Ed. note: This post is an excerpt from Human Permaculture: Life Design for Resilient Living by Bernard Alonso, Cécile Guiochon, Scott Irving and Marie Quilvan, published by New Society Publishers, and posted here with permission. You can find out more about the book and order a copy here.
Human Permaculture as a Response to this Delicate Period of Transition
To rise to the challenge and help build the newly emerging world, the field of human permaculture proposes an innovative, holistic, creative, and interactive approach. It maps the foundations of classic permaculture — a concept born over four decades ago — onto human pursuits.
Permaculture, the natural practice of agriculture defined by Australians Bill Mollison and David Holmgren, has seen burgeoning success throughout the world in recent decades. Permaculture training opportunities are widespread and festivals are thriving, attracting masses of youth, not to mention adults of all ages, looking to delve into this approach. Yet the human-focused dimension of the discipline remains much less well known — and the time has come to fill this gap!

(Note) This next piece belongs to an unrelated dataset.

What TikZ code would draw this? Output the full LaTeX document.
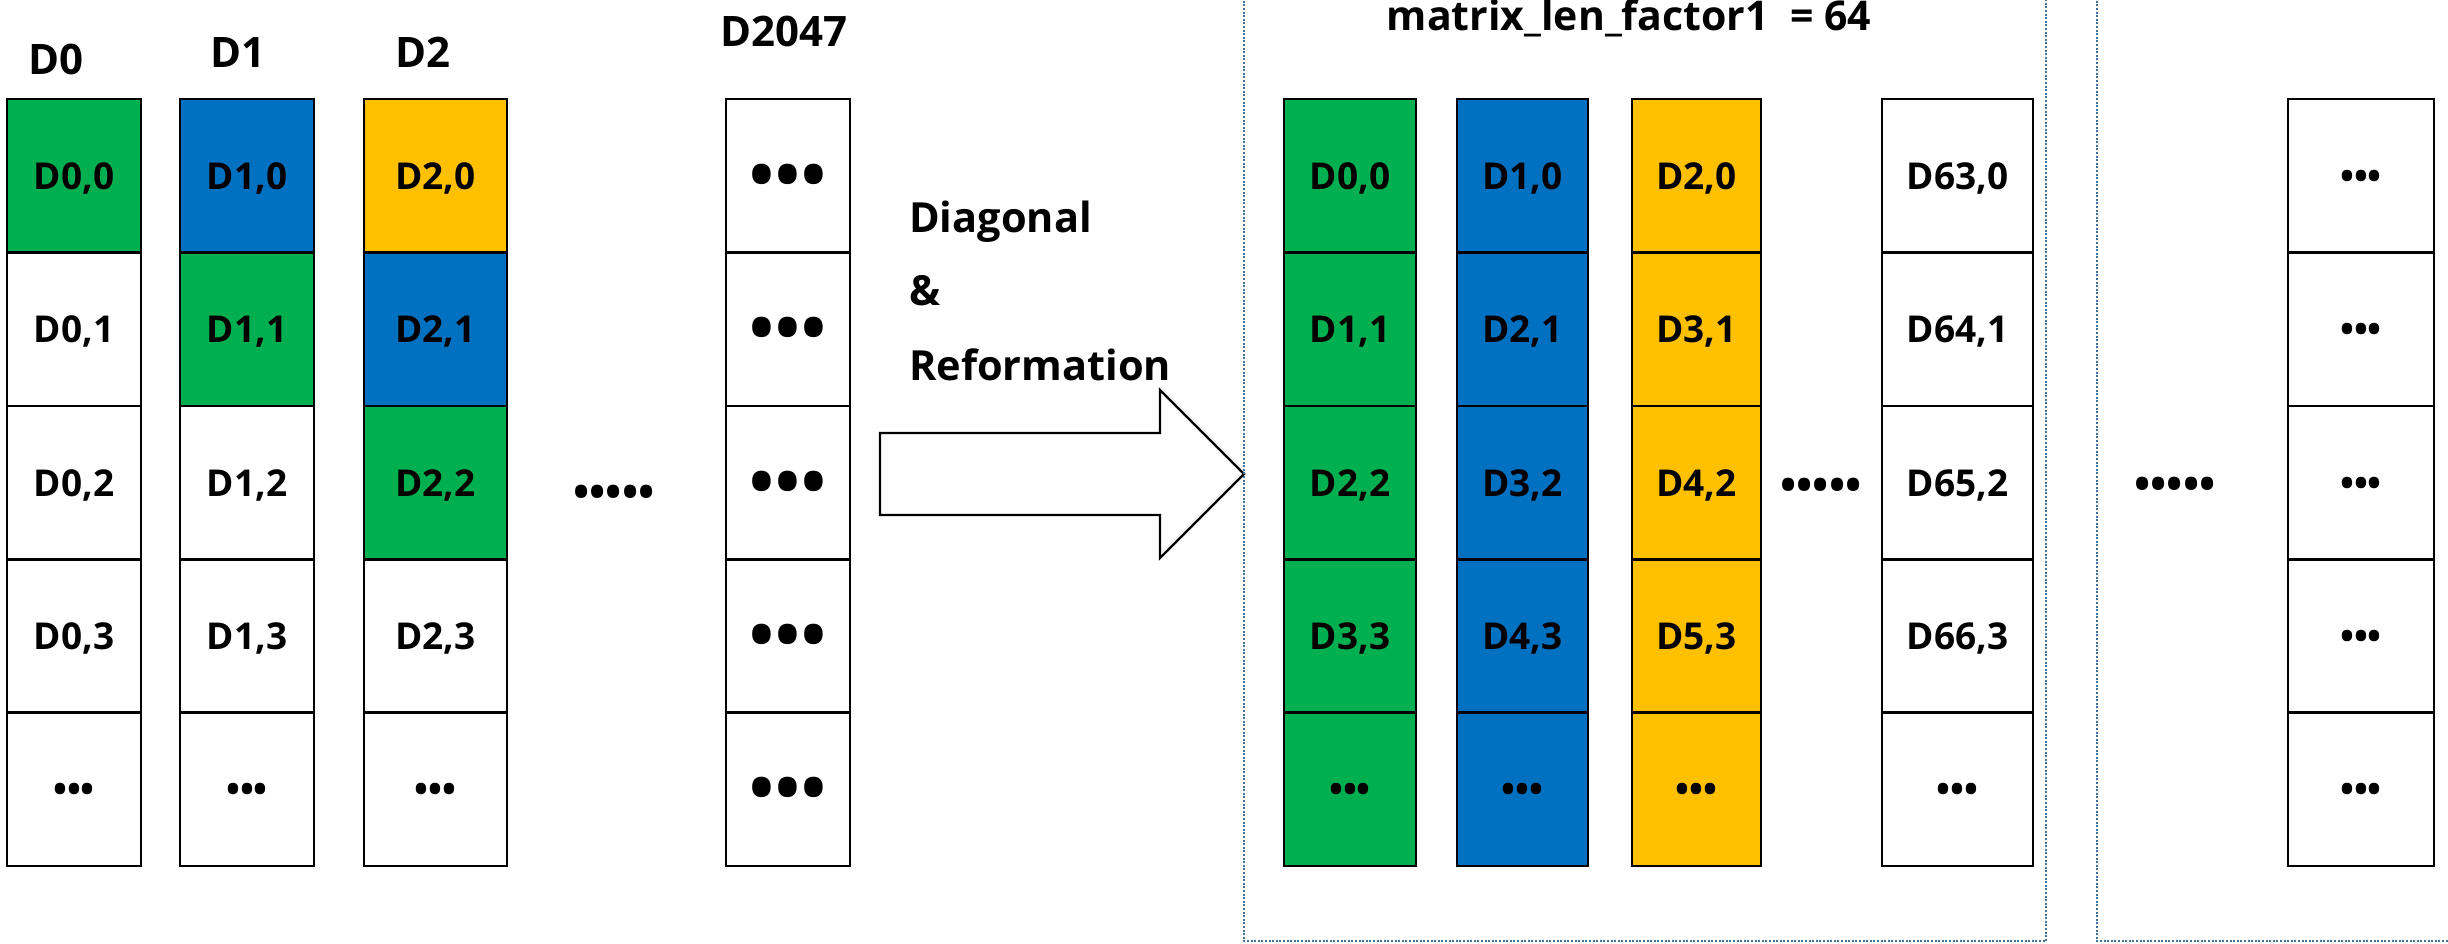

The originality of the “human permaculture” approach is considering the discipline in its broadest scope. It’s about building (or rebuilding) human ecosystems using the models provided by nature: generating more interactions between people rather than having everyone working solo in urban silos, producing more energy than we consume, and opting for simple tools over high-tech solutions — they are so much easier to maintain and repair, after all!
This approach is in keeping with the aims of the growing number of people who want to work together to design solutions in the face of current and future uncertainty.
Building the Change Rather than Enduring it
Because we know that “another world is possible,” because we are helping build it around us, we are writing this book to offer readers the chance to master the keys to human permaculture (Part 1).
Through a design process (Part 2), we invite readers to ask the right questions in order to find appropriate responses for their specific situations, rather than defaulting to ready-made solutions.
This book invites readers to reconcile with nature (on which we are totally reliant given that we form an integral part of it), to discover or rediscover the ways in which they are vitally linked to the water, the soil, and the forest (Part 3), and to “permacultivate” their food in a way that’s in line with today’s issues (Part 4).
This book gives informed readers the tools they will need for the transition. Each reader can adapt these tools to suit their own pace and their own preferences, and for whatever situation — be it their family, neighborhood, school, business, and so on. Armed with an understanding of the global issues connected to their everyday actions, and inspired by pioneers and examples of workable alternatives, readers will be equipped to design their daily lives. They will be able to reorganize their activities sustainably and harmoniously to create viable and fertile ecosystems around them, freely and fully consciously. Most will likely have to work to overcome the inevitable “resistance to change.” But overcoming these sticking points is easier when one can see how others have made the leap and landed on their feet!
Enthusiastic permaculturists may gather new perspectives and be tempted to bore their friends and family with tedious exhortations. But remember, our only power resides in changing ourselves.
There is no point in trying to change others! The example we set will either give people the urge to commit to undergoing a transformation in their own time, or it won’t. Such choices are strictly personal — though extremely contagious!